This newspaper takes its role of keeping our elected officials accountable very seriously.

We have been consistent in our calls for transparency in our councils and, judging by the feedback we get, there is much support for our position. It is quite simple, really - councillors were elected by voters and therefore the public has the right to know what they discuss.

At present there is a lot of debate about whether or not Hawke's Bay regional councillors should be required to make their email correspondence public. The Ombudsman, Leo Donnelly, is investigating some complaints that were made to him after regional councillors refused to release email correspondence upon request.

The first was a Local Government Official Information and Meetings Act (LGOIMA) request by former CHB mayor Peter Butler to regional councillor Tom Belford, asking the councillor for all correspondence he had with third parties, including Hawke's Bay Today, about the Ruataniwha dam between August 8 and 25 last year. Mr Belford refused, so Mr Butler complained to the Ombudsman.


Our reporter, Victoria White, also made an OIA request for correspondence between six anti-dam councillors on a number of issues relating to the dam. This request was also declined. We complained to the Ombudsman, who has yet to rule on both complaints.

I recently met Mr Donnelly, who asked me how I felt about my emails with Mr Belford being made public and also my views on the whole issue. I told him I had no problem with the correspondence being made public because Mr Belford was not providing me with information as a source of mine, but was writing a letter of complaint.

In a letter on this page, Mr Belford wrongly suggests that anyone wanting to come to me with private information better beware because I may decide to make it public. Mr Belford should know better than to even suggest this.

I want to be very clear about one thing - I would never reveal the identity of a source if they have come to me in confidence. Most journalists would be prepared to go to jail rather than reveal a source and I am no different.

However, a councillor and candidate for re-election complaining about something is entirely different.

The two Official Information Act requests that I have mentioned above are also quite different. Mr Butler's is for correspondence between Mr Belford and third parties, while Hawke's Bay Today's request is for correspondence between councillors.

Some emails in the first request may be from people who don't want their information made public but it is up to the Ombudsman to decide which of those emails can be released. Whatever he decides, Mr Belford needs to abide by that.

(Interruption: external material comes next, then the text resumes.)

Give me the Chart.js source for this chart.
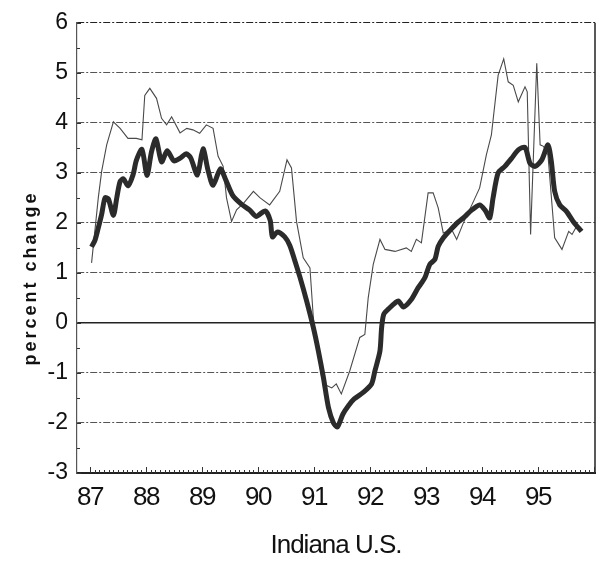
<!DOCTYPE html>
<html>
<head>
<meta charset="utf-8">
<script src="https://cdn.jsdelivr.net/npm/chart.js@4.4.1/dist/chart.umd.min.js"></script>
<style>
  html, body { margin: 0; padding: 0; background: #ffffff; }
  #wrap { width: 597px; height: 563px; }
</style>
</head>
<body>
<div id="wrap"><canvas id="c" width="597" height="563"></canvas></div>
<script>
// ---- data (decimal years, percent change) ----
const xTickYears = [87, 88, 89, 90, 91, 92, 93, 94, 95];
const yTickValues = [-3, -2, -1, 0, 1, 2, 3, 4, 5, 6];

// thick series
const usYears = [87.03,87.09,87.15,87.21,87.27,87.33,87.42,87.48,87.54,87.60,87.68,87.77,87.83,87.93,88.02,88.10,88.18,88.28,88.38,88.50,88.62,88.72,88.80,88.92,89.02,89.11,89.20,89.33,89.43,89.55,89.70,89.85,89.97,90.13,90.22,90.26,90.35,90.48,90.57,90.65,90.75,90.87,90.99,91.08,91.17,91.26,91.35,91.42,91.52,91.62,91.72,91.88,92.03,92.09,92.18,92.21,92.25,92.36,92.45,92.51,92.60,92.74,92.86,92.98,93.07,93.16,93.22,93.31,93.43,93.58,93.70,93.79,93.96,94.06,94.14,94.20,94.29,94.41,94.53,94.65,94.77,94.86,94.95,95.07,95.18,95.24,95.30,95.39,95.51,95.63,95.78];
const usValues = [1.52,1.65,1.90,2.17,2.50,2.48,2.15,2.50,2.83,2.88,2.74,2.96,3.25,3.47,2.95,3.42,3.68,3.22,3.44,3.24,3.30,3.38,3.30,2.96,3.48,3.05,2.75,3.08,2.85,2.55,2.38,2.26,2.13,2.24,2.05,1.72,1.82,1.72,1.55,1.28,0.92,0.44,-0.09,-0.56,-1.09,-1.69,-2.00,-2.08,-1.82,-1.65,-1.52,-1.39,-1.22,-0.96,-0.56,-0.09,0.18,0.31,0.40,0.44,0.32,0.47,0.70,0.90,1.17,1.27,1.53,1.70,1.85,2.02,2.13,2.23,2.36,2.25,2.10,2.50,3.00,3.13,3.29,3.46,3.51,3.19,3.13,3.26,3.56,3.23,2.63,2.36,2.23,2.03,1.83];

// thin series
const indianaYears = [87.03,87.15,87.21,87.30,87.42,87.54,87.68,87.83,87.93,87.98,88.07,88.19,88.28,88.37,88.46,88.61,88.73,88.84,88.96,89.08,89.20,89.29,89.38,89.44,89.53,89.62,89.75,89.92,90.04,90.21,90.39,90.52,90.60,90.69,90.81,90.93,90.99,91.05,91.14,91.23,91.32,91.40,91.49,91.64,91.82,91.91,91.97,92.06,92.18,92.27,92.45,92.65,92.74,92.83,92.92,93.04,93.13,93.22,93.31,93.46,93.55,93.67,93.85,93.96,94.08,94.17,94.29,94.39,94.47,94.56,94.65,94.77,94.81,94.87,94.98,95.04,95.10,95.18,95.30,95.43,95.55,95.61,95.70,95.78];
const indianaValues = [1.20,2.50,3.03,3.56,4.02,3.89,3.69,3.69,3.66,4.55,4.69,4.49,4.09,3.96,4.12,3.80,3.89,3.86,3.79,3.96,3.89,3.33,3.13,2.50,2.03,2.26,2.40,2.63,2.50,2.36,2.63,3.26,3.10,2.03,1.30,1.10,0.11,-0.42,-1.09,-1.25,-1.30,-1.22,-1.42,-0.96,-0.29,-0.23,0.50,1.17,1.67,1.47,1.43,1.50,1.43,1.67,1.60,2.60,2.60,2.30,1.80,1.87,1.67,2.00,2.43,2.70,3.36,3.76,4.95,5.28,4.82,4.75,4.42,4.72,4.62,1.77,5.19,3.56,3.53,3.36,1.70,1.47,1.83,1.77,1.95,1.85];

const toPoints = (xs, ys) => xs.map((x, i) => ({ x: x, y: ys[i] }));

const SANS = "'Liberation Sans', Arial, sans-serif";

// inward tick marks and right frame, drawn through the scales
const frameTicks = {
  id: 'frameTicks',
  afterDraw(chart) {
    const ctx = chart.ctx;
    const xs = chart.scales.x, ys = chart.scales.y;
    const a = chart.chartArea;
    ctx.save();
    ctx.strokeStyle = '#222';
    ctx.lineWidth = 1.5;
    ctx.beginPath();
    ctx.moveTo(a.right, a.top);
    ctx.lineTo(a.right, a.bottom);
    ctx.stroke();
    ctx.lineWidth = 1;
    ctx.strokeStyle = '#333';
    ctx.beginPath();
    for (let m = 87 * 12; m <= 96 * 12; m++) {
      const v = m / 12;
      if (v < xs.min || v > xs.max) continue;
      const px = Math.round(xs.getPixelForValue(v)) + 0.5;
      const len = (m % 12 === 0) ? 6 : 3;
      ctx.moveTo(px, a.bottom);
      ctx.lineTo(px, a.bottom - len);
    }
    for (let h = -6; h <= 12; h++) {
      const py = Math.round(ys.getPixelForValue(h / 2)) + 0.5;
      const len = (h % 2 === 0) ? 4 : 3;
      ctx.moveTo(a.left, py);
      ctx.lineTo(a.left + len, py);
    }
    ctx.stroke();
    ctx.restore();
  }
};

// adjust spacing / offset of axis texts at draw time
function patchText(scale, method, dx, dy, spacing) {
  const flag = '_patched_' + method;
  if (scale[flag]) return;
  const orig = scale[method];
  scale[method] = function (...args) {
    const ctx = this.ctx;
    ctx.save();
    ctx.translate(dx, dy);
    if ('letterSpacing' in ctx) ctx.letterSpacing = spacing;
    orig.apply(this, args);
    ctx.restore();
  };
  scale[flag] = true;
}

new Chart(document.getElementById('c'), {
  type: 'line',
  data: {
    datasets: [
      {
        label: 'U.S.',
        data: toPoints(usYears, usValues),
        borderColor: '#2b2b2b',
        borderWidth: 5,
        pointRadius: 0,
        tension: 0.25,
        order: 1
      },
      {
        label: 'Indiana',
        data: toPoints(indianaYears, indianaValues),
        borderColor: '#4a4a4a',
        borderWidth: 1.1,
        pointRadius: 0,
        tension: 0,
        order: 2
      }
    ]
  },
  options: {
    responsive: false,
    animation: false,
    devicePixelRatio: 1,
    layout: { padding: { left: 0, right: 2, top: 21, bottom: 0 } },
    plugins: {
      legend: { display: false },
      tooltip: { enabled: false }
    },
    scales: {
      x: {
        type: 'linear',
        min: 86.77,
        max: 96.02,
        afterBuildTicks: (s) => { s.ticks = xTickYears.map(v => ({ value: v })); },
        afterFit: (s) => {
          s.height = 90;
          patchText(s, 'drawLabels', 0, 0, '-1.5px');
          patchText(s, 'drawTitle', 0, 0, '-1px');
        },
        grid: { display: false, drawTicks: false },
        border: { display: true, color: '#222', width: 2 },
        ticks: {
          color: '#111',
          padding: 9,
          maxRotation: 0,
          autoSkip: false,
          font: { family: SANS, size: 26 },
          callback: (v) => String(v)
        },
        title: {
          display: true,
          text: 'Indiana U.S.',
          color: '#111',
          font: { family: SANS, size: 26, lineHeight: 1 },
          padding: { top: 0, bottom: 4 }
        }
      },
      y: {
        min: -3,
        max: 6,
        afterBuildTicks: (s) => { s.ticks = yTickValues.map(v => ({ value: v })); },
        afterFit: (s) => { s.width = 77; patchText(s, 'drawTitle', 0, 30, '3px'); },
        grid: {
          drawTicks: false,
          color: (c) => (c.tick && (c.tick.value === 0 || c.tick.value === 6)) ? '#222' : '#555',
          lineWidth: (c) => (c.tick && c.tick.value === 0) ? 1.5 : 1
        },
        border: {
          display: true,
          color: '#555',
          width: 1.2,
          dash: (c) => (c.tick && c.tick.value === 0) ? [] : [7, 2, 2, 2]
        },
        ticks: {
          color: '#111',
          padding: 9,
          font: { family: SANS, size: 23 },
          callback: (v) => String(v)
        },
        title: {
          display: true,
          text: 'percent change',
          color: '#111',
          font: { family: SANS, size: 18, weight: 'bold', lineHeight: 1 },
          padding: { top: 22, bottom: 0 }
        }
      }
    }
  },
  plugins: [frameTicks]
});
</script>
</body>
</html>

In the case of Mr Belford's correspondence with me, the Ombudsman decided that Mr Belford was writing in his capacity as a candidate for election to the council and not a councillor, so therefore he would not rule that they needed to be made public. While I accept the Ombudsman's decision, I do believe that it is a grey area.


Another point is that, while we firmly believe the public has the right to know what councillors discuss, as a newspaper we are also bound by our own journalistic code of ethics and the principles of the NZ Press Council. We would not publish anything that violates those principles.

In another letter on this page, first-term regional councillor Paul Bailey says he disagrees with me on the issue of information disclosure. He says Sec 7(2)(f)(i) of the LGOIMA is "quite clear".

He then goes on to quote part of it - "withholding is necessary to maintain the effective conduct of public affairs through the free and frank expression of opinions by, between or to members, officers or employees of a local authority in the course of their duty".

Unfortunately Mr Bailey has been selective in his quoting of the Act. The principle of Section 7 (1) is even clearer.

"Where this section applies, good reason for withholding official information exists, for the purpose of section 5, unless, in the circumstances of the particular case, the withholding of that information is outweighed by other considerations which render it desirable, in the public interest, to make that information available."

There is no doubt the Ruataniwha dam is in the public interest. It is public money being spent and if councillors are emailing each other before meetings to decide on a strategy then the public should have the right to know that.

It is now in the hands of the Ombudsman and if he decides that the councillors need to make public any email correspondence, let's just hope for the sake of transparency they comply.